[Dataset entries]
▼

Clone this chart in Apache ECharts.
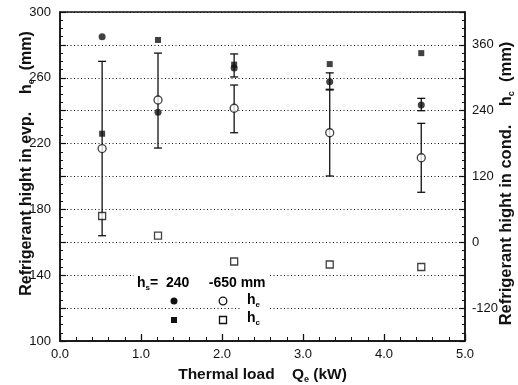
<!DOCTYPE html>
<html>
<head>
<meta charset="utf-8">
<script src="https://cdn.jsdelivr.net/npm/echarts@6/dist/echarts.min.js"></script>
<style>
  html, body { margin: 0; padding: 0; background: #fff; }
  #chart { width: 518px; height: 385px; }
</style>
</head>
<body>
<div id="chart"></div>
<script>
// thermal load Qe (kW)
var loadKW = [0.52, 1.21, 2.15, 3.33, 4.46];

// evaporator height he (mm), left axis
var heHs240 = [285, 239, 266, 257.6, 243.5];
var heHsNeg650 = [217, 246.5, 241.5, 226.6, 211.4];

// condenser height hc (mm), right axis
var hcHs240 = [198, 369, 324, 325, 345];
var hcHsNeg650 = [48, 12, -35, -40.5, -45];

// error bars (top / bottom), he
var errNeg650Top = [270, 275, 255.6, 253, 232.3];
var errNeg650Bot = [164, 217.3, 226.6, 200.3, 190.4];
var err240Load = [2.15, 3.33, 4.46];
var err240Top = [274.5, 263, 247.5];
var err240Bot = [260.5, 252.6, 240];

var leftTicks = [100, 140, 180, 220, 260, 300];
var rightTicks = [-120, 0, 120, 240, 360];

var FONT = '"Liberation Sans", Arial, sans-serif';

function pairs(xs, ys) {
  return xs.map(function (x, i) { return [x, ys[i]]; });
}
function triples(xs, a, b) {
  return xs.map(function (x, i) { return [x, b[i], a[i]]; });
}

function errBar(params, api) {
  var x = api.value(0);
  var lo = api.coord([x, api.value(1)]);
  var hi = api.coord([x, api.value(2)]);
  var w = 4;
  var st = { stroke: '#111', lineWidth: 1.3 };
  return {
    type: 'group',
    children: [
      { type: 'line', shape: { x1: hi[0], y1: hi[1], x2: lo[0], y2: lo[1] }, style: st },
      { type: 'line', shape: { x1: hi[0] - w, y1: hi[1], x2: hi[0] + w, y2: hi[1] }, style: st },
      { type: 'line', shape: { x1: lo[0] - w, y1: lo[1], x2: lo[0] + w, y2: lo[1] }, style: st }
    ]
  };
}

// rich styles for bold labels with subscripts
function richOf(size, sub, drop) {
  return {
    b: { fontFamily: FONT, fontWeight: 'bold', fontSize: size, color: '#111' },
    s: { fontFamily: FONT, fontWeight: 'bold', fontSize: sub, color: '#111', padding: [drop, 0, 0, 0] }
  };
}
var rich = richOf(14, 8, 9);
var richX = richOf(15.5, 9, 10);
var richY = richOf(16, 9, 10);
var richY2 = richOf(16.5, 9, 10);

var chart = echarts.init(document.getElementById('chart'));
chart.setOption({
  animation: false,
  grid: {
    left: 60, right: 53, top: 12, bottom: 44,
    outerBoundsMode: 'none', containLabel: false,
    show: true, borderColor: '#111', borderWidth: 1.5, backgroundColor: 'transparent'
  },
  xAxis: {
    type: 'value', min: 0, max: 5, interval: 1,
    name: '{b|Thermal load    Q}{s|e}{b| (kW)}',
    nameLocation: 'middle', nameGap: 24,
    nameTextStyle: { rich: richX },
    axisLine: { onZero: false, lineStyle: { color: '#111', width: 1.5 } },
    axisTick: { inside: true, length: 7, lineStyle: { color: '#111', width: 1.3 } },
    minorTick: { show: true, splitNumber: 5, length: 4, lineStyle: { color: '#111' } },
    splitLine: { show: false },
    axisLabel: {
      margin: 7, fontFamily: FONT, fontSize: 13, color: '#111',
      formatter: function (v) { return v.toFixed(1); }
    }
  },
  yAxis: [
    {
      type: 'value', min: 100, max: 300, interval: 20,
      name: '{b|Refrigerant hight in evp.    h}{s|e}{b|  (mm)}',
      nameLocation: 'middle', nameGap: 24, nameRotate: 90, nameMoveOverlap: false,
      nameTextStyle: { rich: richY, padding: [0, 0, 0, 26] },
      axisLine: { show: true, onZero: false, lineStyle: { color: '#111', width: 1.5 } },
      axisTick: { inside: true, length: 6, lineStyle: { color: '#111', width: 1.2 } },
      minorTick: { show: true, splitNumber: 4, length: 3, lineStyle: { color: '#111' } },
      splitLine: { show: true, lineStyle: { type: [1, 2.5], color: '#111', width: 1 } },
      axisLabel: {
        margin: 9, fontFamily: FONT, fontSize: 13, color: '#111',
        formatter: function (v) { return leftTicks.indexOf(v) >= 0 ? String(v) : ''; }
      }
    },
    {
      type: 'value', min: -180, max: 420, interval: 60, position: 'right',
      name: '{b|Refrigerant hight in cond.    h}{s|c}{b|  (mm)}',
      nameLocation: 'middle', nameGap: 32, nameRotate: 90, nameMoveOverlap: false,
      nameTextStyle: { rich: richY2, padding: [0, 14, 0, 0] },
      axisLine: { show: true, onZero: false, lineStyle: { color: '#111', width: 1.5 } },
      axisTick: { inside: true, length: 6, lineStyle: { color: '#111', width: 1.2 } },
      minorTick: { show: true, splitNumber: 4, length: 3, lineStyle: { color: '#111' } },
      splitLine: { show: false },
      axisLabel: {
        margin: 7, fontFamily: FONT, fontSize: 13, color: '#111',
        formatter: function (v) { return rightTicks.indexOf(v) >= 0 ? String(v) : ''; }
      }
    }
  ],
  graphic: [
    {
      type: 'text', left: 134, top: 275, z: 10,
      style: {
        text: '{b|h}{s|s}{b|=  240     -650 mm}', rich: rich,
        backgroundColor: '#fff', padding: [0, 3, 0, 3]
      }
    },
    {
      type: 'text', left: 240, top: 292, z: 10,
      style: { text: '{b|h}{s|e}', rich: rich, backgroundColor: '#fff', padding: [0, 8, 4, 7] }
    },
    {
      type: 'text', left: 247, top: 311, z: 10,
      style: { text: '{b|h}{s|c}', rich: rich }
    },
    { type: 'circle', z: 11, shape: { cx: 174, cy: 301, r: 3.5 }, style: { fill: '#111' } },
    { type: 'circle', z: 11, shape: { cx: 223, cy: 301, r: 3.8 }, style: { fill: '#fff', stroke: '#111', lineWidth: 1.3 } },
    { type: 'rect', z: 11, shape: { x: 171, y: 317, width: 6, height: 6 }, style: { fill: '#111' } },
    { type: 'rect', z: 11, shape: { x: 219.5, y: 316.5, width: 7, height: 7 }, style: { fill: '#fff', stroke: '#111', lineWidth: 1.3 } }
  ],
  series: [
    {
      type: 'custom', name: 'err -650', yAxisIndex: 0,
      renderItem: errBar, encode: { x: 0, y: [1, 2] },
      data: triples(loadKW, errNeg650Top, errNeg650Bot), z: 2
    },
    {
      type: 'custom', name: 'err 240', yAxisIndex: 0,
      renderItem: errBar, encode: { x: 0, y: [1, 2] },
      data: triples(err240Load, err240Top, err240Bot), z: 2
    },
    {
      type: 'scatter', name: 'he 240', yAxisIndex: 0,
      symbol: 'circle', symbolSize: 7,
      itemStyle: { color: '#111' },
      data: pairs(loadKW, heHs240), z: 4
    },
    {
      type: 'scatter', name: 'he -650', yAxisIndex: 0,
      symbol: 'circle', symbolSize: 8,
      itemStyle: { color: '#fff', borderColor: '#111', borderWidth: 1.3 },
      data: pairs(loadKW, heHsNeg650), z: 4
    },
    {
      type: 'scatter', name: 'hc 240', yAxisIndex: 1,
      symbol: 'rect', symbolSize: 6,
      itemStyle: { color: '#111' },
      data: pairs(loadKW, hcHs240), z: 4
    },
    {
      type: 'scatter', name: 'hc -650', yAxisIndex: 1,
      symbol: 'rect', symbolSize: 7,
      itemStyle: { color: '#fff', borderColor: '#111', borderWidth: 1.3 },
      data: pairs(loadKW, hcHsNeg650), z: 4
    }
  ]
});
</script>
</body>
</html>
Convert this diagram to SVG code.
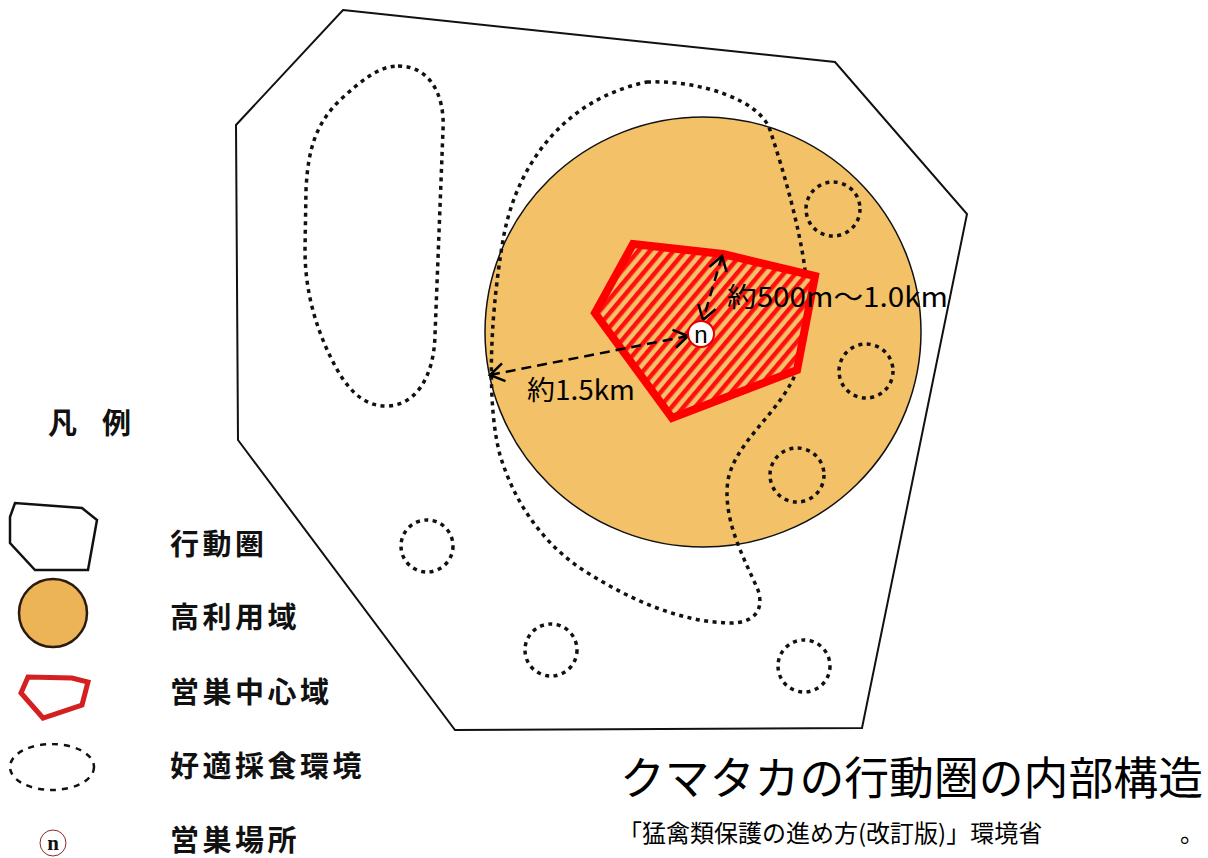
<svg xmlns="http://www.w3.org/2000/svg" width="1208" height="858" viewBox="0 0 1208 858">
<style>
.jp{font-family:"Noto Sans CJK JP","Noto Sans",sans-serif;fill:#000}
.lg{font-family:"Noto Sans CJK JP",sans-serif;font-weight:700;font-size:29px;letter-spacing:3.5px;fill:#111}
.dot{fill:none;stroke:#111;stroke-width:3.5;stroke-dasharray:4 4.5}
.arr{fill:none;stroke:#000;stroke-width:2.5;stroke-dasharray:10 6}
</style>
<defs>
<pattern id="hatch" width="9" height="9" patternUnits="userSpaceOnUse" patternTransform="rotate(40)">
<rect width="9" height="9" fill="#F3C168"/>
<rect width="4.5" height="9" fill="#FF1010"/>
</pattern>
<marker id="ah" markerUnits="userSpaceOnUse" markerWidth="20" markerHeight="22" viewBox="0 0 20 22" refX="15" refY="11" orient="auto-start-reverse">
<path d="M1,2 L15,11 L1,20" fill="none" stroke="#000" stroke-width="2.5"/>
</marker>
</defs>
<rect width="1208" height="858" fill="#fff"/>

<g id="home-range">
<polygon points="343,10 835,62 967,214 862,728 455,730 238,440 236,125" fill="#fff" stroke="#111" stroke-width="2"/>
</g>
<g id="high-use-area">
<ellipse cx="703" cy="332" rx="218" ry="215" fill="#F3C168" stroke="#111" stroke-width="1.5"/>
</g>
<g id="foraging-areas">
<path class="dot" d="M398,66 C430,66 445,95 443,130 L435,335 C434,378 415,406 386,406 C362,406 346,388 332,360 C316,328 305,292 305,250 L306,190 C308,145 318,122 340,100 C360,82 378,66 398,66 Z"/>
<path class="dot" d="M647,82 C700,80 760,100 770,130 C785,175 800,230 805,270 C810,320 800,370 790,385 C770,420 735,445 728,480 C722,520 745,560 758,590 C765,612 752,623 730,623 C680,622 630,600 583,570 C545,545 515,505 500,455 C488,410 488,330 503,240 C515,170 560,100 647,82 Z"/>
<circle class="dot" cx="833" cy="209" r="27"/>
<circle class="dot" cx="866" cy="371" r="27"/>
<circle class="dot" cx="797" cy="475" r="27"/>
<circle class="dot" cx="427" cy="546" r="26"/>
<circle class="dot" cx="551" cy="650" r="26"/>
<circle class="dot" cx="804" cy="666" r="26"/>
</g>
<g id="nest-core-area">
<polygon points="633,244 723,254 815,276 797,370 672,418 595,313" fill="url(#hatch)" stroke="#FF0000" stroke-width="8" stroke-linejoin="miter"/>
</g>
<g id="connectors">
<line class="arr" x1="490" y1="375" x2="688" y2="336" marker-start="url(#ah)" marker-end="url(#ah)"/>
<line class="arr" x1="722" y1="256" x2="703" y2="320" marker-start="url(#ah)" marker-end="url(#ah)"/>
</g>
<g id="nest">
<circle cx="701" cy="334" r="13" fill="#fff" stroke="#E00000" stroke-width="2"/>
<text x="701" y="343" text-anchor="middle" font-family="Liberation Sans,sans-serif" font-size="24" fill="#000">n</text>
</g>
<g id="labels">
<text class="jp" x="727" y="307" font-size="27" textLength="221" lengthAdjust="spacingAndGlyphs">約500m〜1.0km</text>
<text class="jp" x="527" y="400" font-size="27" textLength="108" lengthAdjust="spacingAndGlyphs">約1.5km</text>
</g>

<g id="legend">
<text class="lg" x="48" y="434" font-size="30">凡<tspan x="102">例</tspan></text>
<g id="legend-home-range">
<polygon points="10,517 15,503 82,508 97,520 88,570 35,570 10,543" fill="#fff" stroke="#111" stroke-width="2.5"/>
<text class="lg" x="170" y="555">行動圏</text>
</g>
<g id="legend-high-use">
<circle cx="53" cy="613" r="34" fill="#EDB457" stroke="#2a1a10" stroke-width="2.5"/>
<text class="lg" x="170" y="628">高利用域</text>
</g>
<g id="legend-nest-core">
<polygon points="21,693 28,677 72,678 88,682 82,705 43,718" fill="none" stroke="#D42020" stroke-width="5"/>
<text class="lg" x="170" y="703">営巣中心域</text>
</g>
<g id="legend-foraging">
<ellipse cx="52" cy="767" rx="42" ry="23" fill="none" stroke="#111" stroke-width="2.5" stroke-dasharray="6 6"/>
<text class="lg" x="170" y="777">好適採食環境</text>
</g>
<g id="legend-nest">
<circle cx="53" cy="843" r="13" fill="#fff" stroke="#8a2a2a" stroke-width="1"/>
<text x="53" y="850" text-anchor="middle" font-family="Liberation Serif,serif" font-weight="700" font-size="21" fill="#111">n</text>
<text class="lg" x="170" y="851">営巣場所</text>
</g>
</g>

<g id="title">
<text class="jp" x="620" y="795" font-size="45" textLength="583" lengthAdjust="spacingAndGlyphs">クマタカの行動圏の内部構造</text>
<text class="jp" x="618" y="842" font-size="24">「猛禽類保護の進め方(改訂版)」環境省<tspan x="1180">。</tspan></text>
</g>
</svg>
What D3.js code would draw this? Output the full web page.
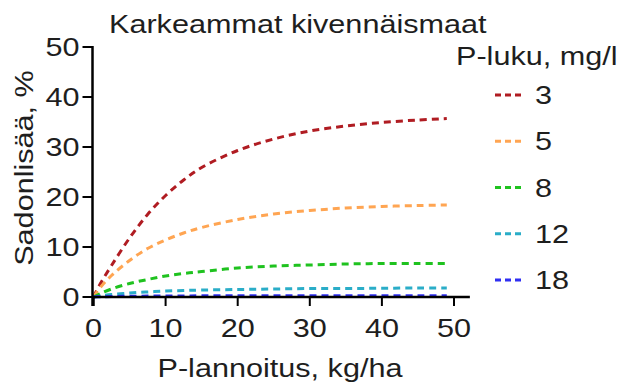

▲

▸ Problem statement
Print the entries as they stand, first line through the line holding "var hcHsNeg650 = [48, 12, -35, -40.5, -45];", with every picture removed.

▸ Task output
Clone this chart in Apache ECharts.
<!DOCTYPE html>
<html>
<head>
<meta charset="utf-8">
<script src="https://cdn.jsdelivr.net/npm/echarts@6/dist/echarts.min.js"></script>
<style>
  html, body { margin: 0; padding: 0; background: #fff; }
  #chart { width: 518px; height: 385px; }
</style>
</head>
<body>
<div id="chart"></div>
<script>
// thermal load Qe (kW)
var loadKW = [0.52, 1.21, 2.15, 3.33, 4.46];

// evaporator height he (mm), left axis
var heHs240 = [285, 239, 266, 257.6, 243.5];
var heHsNeg650 = [217, 246.5, 241.5, 226.6, 211.4];

// condenser height hc (mm), right axis
var hcHs240 = [198, 369, 324, 325, 345];
var hcHsNeg650 = [48, 12, -35, -40.5, -45];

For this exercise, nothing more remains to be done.